Unless you own those IP addresses (guessing not likely), this is not possible without the explicit cooperation of both ISPs A and B. Also, assuming this is IPv4 we are talking about, this wouldn't be possible anyway if you are just talking about single IP addresses.
First, it is common practice for ISPs to filter traffic that is sourced from IP addresses that they don't know anything about (are not part of their AS). In theory, it might be possible to get ISP-A to agree to allow you to source traffic from the IP address you got from ISP-B. But they would also likely need to get approval from the ISPs that they peer with to let them source traffic from an IP block that they do not own, and this would also usually require that ISP-B agree to allow them to transmit/source traffic from IP blocks of theirs. It is very unlikely for ISP-B to agree to this.
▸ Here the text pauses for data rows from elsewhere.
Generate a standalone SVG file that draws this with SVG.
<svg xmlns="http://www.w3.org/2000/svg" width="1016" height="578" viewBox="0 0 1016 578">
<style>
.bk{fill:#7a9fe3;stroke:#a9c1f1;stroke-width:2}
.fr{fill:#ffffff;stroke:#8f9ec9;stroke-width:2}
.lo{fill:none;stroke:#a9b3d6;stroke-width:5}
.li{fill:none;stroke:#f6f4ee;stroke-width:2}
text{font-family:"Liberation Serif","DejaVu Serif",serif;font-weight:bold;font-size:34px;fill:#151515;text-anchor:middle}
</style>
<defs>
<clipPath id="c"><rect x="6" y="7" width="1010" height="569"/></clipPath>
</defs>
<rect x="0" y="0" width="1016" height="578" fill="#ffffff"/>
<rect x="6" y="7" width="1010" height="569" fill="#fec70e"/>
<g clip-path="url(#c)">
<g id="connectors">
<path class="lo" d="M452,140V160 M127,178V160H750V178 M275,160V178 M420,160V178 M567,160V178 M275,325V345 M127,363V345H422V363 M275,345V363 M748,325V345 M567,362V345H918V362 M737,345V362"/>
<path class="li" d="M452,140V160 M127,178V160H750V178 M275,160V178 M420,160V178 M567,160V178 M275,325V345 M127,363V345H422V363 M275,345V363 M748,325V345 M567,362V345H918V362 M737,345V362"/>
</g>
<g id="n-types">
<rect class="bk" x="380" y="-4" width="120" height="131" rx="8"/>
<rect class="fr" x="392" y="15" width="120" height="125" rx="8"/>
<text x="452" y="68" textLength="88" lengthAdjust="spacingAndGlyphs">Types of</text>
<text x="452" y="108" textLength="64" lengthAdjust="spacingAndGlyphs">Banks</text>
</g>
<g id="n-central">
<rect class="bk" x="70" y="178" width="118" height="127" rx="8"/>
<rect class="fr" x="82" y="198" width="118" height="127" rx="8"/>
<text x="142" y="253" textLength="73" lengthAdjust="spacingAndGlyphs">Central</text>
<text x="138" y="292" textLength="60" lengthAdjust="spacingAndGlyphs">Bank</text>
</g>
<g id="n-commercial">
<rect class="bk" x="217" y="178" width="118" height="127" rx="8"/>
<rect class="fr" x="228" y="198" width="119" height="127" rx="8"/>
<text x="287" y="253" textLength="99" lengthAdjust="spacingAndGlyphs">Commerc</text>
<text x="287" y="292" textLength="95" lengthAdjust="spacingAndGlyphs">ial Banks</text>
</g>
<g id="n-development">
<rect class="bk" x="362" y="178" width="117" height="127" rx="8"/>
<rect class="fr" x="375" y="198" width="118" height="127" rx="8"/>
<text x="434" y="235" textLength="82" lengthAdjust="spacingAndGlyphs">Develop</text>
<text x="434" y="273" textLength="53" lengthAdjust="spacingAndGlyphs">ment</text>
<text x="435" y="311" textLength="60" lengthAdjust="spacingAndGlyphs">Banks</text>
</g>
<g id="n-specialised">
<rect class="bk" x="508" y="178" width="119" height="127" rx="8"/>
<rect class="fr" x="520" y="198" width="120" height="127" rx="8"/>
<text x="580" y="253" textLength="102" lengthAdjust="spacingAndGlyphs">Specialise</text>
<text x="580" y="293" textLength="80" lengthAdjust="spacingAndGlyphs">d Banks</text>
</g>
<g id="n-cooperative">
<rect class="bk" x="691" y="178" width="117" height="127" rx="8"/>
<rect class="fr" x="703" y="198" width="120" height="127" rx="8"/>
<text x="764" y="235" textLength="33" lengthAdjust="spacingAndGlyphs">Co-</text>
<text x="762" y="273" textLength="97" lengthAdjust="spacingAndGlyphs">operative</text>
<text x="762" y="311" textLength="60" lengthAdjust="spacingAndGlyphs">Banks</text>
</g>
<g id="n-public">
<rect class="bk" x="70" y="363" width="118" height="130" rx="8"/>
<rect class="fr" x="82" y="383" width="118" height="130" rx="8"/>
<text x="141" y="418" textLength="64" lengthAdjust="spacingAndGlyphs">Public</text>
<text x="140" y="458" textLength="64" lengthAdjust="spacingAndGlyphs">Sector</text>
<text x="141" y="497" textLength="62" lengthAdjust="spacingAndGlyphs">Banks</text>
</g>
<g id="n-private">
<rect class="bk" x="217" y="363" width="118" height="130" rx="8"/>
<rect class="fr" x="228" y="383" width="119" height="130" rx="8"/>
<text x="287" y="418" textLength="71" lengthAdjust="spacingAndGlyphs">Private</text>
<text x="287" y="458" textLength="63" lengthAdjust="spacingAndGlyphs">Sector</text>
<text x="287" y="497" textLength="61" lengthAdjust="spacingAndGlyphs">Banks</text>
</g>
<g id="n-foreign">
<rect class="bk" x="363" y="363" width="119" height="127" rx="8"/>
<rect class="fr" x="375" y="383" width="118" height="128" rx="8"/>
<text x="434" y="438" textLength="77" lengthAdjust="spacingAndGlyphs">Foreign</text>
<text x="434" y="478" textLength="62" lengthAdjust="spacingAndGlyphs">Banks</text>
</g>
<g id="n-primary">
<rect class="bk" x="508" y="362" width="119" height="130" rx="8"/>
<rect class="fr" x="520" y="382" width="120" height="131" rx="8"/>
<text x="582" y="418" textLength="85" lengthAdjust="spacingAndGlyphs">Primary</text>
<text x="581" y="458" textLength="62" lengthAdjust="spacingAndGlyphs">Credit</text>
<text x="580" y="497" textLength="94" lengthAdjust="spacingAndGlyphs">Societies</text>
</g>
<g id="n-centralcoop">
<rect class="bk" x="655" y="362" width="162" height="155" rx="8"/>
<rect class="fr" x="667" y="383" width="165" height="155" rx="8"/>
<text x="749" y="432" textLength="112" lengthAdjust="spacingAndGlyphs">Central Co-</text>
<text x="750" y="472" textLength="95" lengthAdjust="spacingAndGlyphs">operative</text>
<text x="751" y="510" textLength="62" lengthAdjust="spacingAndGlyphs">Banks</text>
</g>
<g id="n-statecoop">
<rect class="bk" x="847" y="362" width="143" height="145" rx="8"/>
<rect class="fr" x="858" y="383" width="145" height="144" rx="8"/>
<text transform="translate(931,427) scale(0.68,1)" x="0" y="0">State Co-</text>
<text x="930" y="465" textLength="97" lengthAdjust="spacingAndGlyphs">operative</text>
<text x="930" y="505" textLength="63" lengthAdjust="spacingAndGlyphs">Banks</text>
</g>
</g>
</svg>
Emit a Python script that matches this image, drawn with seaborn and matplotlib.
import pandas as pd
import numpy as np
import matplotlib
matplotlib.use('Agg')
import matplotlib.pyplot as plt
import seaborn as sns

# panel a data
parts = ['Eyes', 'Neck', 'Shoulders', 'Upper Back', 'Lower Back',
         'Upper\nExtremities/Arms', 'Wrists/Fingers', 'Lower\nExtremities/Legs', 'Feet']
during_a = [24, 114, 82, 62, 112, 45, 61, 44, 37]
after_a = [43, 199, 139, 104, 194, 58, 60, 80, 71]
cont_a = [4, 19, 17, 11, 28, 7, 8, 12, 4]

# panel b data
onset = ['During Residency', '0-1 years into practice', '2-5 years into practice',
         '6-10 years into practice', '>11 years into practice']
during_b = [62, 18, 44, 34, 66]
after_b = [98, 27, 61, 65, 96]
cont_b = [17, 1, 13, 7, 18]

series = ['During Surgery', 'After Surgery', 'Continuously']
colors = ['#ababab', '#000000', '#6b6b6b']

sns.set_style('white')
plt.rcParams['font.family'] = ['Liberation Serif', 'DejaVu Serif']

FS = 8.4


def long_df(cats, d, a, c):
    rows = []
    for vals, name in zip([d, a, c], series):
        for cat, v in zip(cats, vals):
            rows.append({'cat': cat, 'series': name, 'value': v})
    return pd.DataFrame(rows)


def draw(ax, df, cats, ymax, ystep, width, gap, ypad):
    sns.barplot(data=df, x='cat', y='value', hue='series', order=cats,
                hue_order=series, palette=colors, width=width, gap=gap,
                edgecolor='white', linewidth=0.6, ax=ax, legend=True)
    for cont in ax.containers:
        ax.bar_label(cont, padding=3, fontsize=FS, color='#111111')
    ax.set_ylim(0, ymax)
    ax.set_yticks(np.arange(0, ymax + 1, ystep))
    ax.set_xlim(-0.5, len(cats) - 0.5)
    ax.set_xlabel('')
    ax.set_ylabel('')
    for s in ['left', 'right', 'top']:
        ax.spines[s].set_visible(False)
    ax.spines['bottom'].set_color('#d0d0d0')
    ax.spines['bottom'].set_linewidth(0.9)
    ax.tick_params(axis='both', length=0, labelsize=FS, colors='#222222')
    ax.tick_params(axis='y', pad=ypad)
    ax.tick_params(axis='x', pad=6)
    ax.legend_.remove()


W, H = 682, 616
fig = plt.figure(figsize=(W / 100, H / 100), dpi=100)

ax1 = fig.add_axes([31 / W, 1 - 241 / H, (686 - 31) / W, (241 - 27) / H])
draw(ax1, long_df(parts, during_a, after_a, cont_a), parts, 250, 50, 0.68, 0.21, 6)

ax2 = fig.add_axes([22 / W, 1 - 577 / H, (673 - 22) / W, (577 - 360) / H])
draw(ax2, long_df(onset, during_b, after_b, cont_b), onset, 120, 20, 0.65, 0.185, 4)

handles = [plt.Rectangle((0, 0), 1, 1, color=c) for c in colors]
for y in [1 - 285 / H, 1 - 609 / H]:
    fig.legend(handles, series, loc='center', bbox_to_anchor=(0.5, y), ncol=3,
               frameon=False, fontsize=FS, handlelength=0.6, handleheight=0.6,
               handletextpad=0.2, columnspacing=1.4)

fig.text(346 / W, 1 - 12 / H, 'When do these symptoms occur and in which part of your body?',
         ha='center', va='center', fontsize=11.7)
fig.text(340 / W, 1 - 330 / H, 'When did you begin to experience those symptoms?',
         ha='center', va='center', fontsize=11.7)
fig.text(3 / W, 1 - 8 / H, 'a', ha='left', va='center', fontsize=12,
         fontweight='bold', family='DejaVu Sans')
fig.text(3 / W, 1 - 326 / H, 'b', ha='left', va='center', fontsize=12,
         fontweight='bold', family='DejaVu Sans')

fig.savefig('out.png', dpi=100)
Even if that happened, though, the result would be that your outgoing traffic would go out ISP-A with ISP-B's IP address listed as the source, but then the incoming response to that request would still come back to you through *ISP-B*, not ISP-A, because as far as the rest of the internet is concerned, those IP addresses belong to ISP-B, so everyone else on the internet will send their response back to ISP-B's network. So the only thing you gained is faster upload, not faster download...you would still be "stuck" with 4Mbit/s down on ISP-B to get back the responses to your requests.
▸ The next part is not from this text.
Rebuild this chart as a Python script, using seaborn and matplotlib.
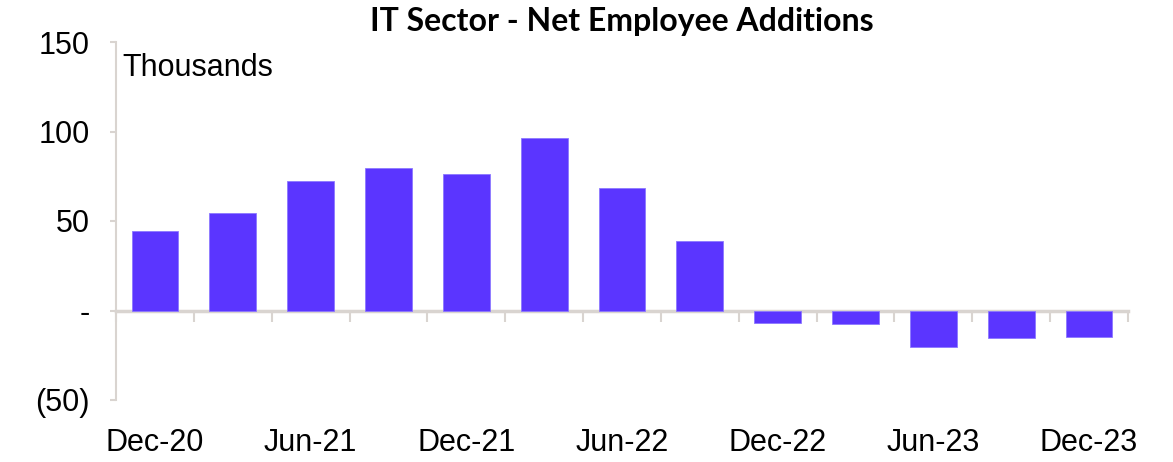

The only way around THAT is if ISP-B agrees to allow ISP-A to tell the rest of the internet that traffic for that IP address can come back through their network. Doing that typically means ISP-A would announce the IP block that the address is part of using BGP to their peers and upstreams.
This is guaranteed to never happen, because you can't just announce single IP addresses to the rest of the internet...the other ISPs will filter out those announcements. It is common practice to only accept /24 prefixes, or blocks larger than that. So ISP-A would have to take over 256 addresses from ISP-B, not just a single address. ISP-B would never agree to this.
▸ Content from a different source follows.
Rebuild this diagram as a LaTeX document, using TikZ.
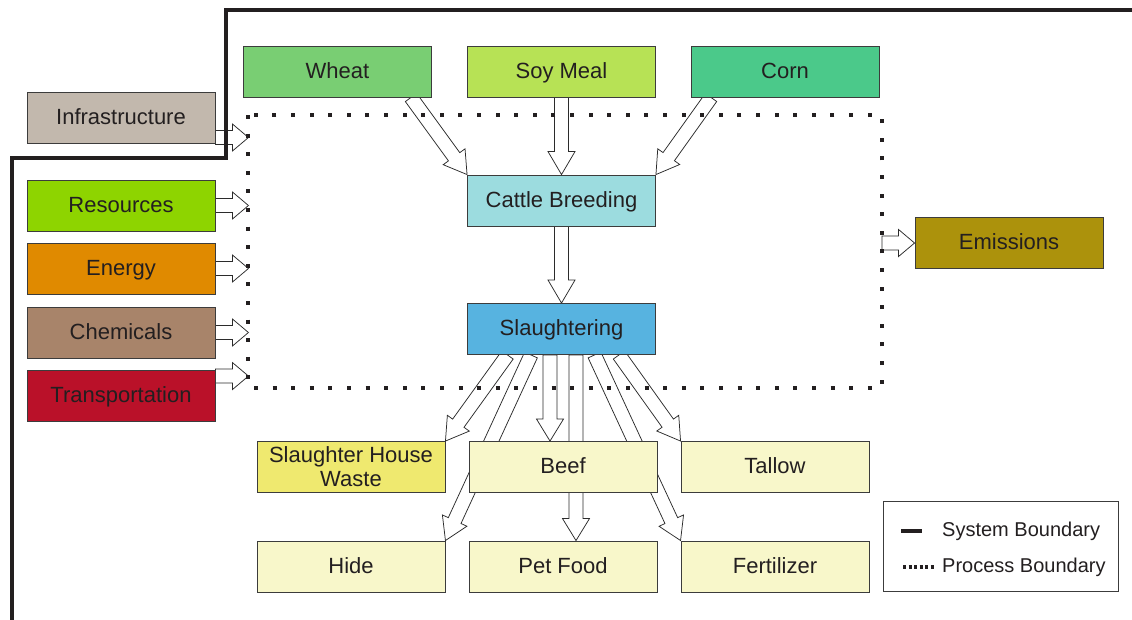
\documentclass[tikz,border=0pt]{standalone}
\usepackage{fontspec}
\setmainfont{Liberation Sans}
\usetikzlibrary{calc,backgrounds}

\definecolor{ink}{HTML}{231F20}
\definecolor{boxline}{HTML}{3C3C3C}
\definecolor{arrowline}{HTML}{2B2B2B}
\definecolor{cwheat}{HTML}{79CE73}
\definecolor{csoy}{HTML}{B7E255}
\definecolor{ccorn}{HTML}{4BC98A}
\definecolor{cinfra}{HTML}{C2B8AD}
\definecolor{ccattle}{HTML}{9CDCDF}
\definecolor{cres}{HTML}{8ED400}
\definecolor{cenergy}{HTML}{E08A00}
\definecolor{cchem}{HTML}{A8846A}
\definecolor{ctrans}{HTML}{BA1129}
\definecolor{cslaughter}{HTML}{57B3E0}
\definecolor{cemis}{HTML}{AC920C}
\definecolor{cwaste}{HTML}{EFE96F}
\definecolor{cproduct}{HTML}{F8F7CA}

\tikzset{
  boxbase/.style={draw=boxline, line width=0.9pt, minimum width=188pt, minimum height=51pt,
    inner sep=0pt, align=center, text=ink, font=\fontsize{22}{24}\selectfont},
  box/.style={boxbase, text height=17pt, text depth=4pt},
  blockarrow/.style={draw=arrowline, fill=white, line width=0.75pt, line join=miter},
  sysbound/.style={draw=ink, line width=4pt},
  procbound/.style={draw=ink, line width=4pt, line cap=butt, dash pattern=on 4pt off 14.6pt},
  legendtext/.style={anchor=west, inner sep=0pt, text=ink, font=\fontsize{20}{22}\selectfont},
}

% hollow block arrow from #2 to #3, head length #1
\newcommand\blockarrow[3][22]{%
  \coordinate (ba-h) at ($(#3)!#1pt!(#2)$);
  \draw[blockarrow] ($(#2)!7pt!90:(#3)$) -- ($(ba-h)!7pt!90:(#3)$)
    -- ($(ba-h)!13.5pt!90:(#3)$) -- (#3) -- ($(ba-h)!13.5pt!-90:(#3)$)
    -- ($(ba-h)!7pt!-90:(#3)$) -- ($(#2)!7pt!-90:(#3)$) -- cycle;}

\begin{document}
\begin{tikzpicture}[x=1pt,y=-1pt]
\useasboundingbox (0,0) rectangle (1132,619);

% feed inputs
\node[box, fill=cwheat] (wheat) at (337.5,71.5) {Wheat};
\node[box, fill=csoy] (soy) at (561.5,71.5) {Soy Meal};
\node[box, fill=ccorn] (corn) at (785,71.5) {Corn};

% external inputs
\node[box, fill=cinfra] (infra) at (121,118) {Infrastructure};
\node[box, fill=cres] (resources) at (121,205.5) {Resources};
\node[box, fill=cenergy] (energy) at (121,268.5) {Energy};
\node[box, fill=cchem] (chemicals) at (121,332.5) {Chemicals};
\node[box, fill=ctrans] (transport) at (121,395.5) {Transportation};

% processes
\node[box, fill=ccattle] (cattle) at (561.5,200.5) {Cattle Breeding};
\node[box, fill=cslaughter] (slaughter) at (561.5,329) {Slaughtering};
\node[box, fill=cemis] (emissions) at (1009,243) {Emissions};

% products
\node[boxbase, fill=cwaste] (waste) at (351,467) {Slaughter House\\Waste};
\node[box, fill=cproduct] (beef) at (563,467) {Beef};
\node[box, fill=cproduct] (tallow) at (775,467) {Tallow};
\node[box, fill=cproduct] (hide) at (351,566.5) {Hide};
\node[box, fill=cproduct] (petfood) at (563,566.5) {Pet Food};
\node[box, fill=cproduct] (fertilizer) at (775,566.5) {Fertilizer};

% process boundary corners
\coordinate (pb-nw) at (248,115);
\coordinate (pb-se) at (882,388);

% arrow end points
\coordinate (wheat-out) at ($(wheat.south)+(73.5,0)$);
\coordinate (corn-out) at ($(corn.south)+(-74,0)$);
\coordinate (infra-out) at ($(infra.east)+(0,19.5)$);
\coordinate (infra-in) at ($(infra-out)+(33,0)$);
\coordinate (res-in) at ($(resources.east)+(33,0)$);
\coordinate (energy-in) at ($(energy.east)+(33,0)$);
\coordinate (chem-in) at ($(chemicals.east)+(33,0)$);
\coordinate (trans-out) at ($(transport.north east)+(0,6.5)$);
\coordinate (trans-in) at ($(trans-out)+(33,0)$);
\coordinate (emis-out) at (pb-se |- emissions.west);
\coordinate (sl-waste) at ($(slaughter.south)+(-54,0)$);
\coordinate (sl-hide) at ($(slaughter.south)+(-30.5,0)$);
\coordinate (sl-beef) at ($(slaughter.south)+(-11.5,0)$);
\coordinate (sl-pet) at ($(slaughter.south)+(14.5,0)$);
\coordinate (sl-fert) at ($(slaughter.south)+(33,0)$);
\coordinate (sl-tallow) at ($(slaughter.south)+(57.5,0)$);
\coordinate (beef-in) at ($(beef.north)+(-13,0)$);
\coordinate (pet-in) at ($(petfood.north)+(13,0)$);

\begin{pgfonlayer}{background}
  \blockarrow{wheat-out}{cattle.north west}
  \blockarrow[23]{soy.south}{cattle.north}
  \blockarrow{corn-out}{cattle.north east}
  \blockarrow[23]{cattle.south}{slaughter.north}
  \blockarrow[16]{infra-out}{infra-in}
  \blockarrow[16]{resources.east}{res-in}
  \blockarrow[16]{energy.east}{energy-in}
  \blockarrow[16]{chemicals.east}{chem-in}
  \blockarrow[16]{trans-out}{trans-in}
  \blockarrow[16]{emis-out}{emissions.west}
  \blockarrow{sl-waste}{waste.north east}
  \blockarrow{sl-hide}{hide.north east}
  \blockarrow{sl-beef}{beef-in}
  \blockarrow{sl-pet}{pet-in}
  \blockarrow{sl-fert}{fertilizer.north west}
  \blockarrow{sl-tallow}{tallow.north west}
\end{pgfonlayer}

% boundaries
\draw[procbound] (pb-nw) rectangle (pb-se);
\draw[sysbound] (12,625) -- (12,158) -- (226,158) -- (226,10) -- (1140,10);

% legend
\node[draw=boxline, line width=0.9pt, fill=white, minimum width=235pt, minimum height=90pt,
  inner sep=0pt] (legend) at (1000.5,546) {};
\coordinate (leg-sys-a) at (901,531);
\coordinate (leg-sys-b) at (922,531);
\coordinate (leg-pro-a) at (903,567);
\coordinate (leg-pro-b) at (934,567);
\draw[draw=ink, line width=4pt] (leg-sys-a) -- (leg-sys-b);
\draw[draw=ink, line width=3.5pt, dash pattern=on 3pt off 2.5pt] (leg-pro-a) -- (leg-pro-b);
\node[legendtext] (leg-sys) at (942,531) {System Boundary};
\node[legendtext] (leg-pro) at (942,567) {Process Boundary};
\end{tikzpicture}
\end{document}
The only world in which this could potentially work is if ISP-B and ISP-A were peers with each other, and if ISP-B was okay with some of the traffic for the subnet arriving to them through ISP-A.
So as you may have figured out by now, there is nothing simple about this. About the only way I could *practically* see your goal ever working is if ISP-B ran a VPN server, and they allowed you to connect to it through ISP-A. Then ISP-B could send you traffic through the fast connection you have with ISP-A, instead of over the 4Mbit connection you have from them directly.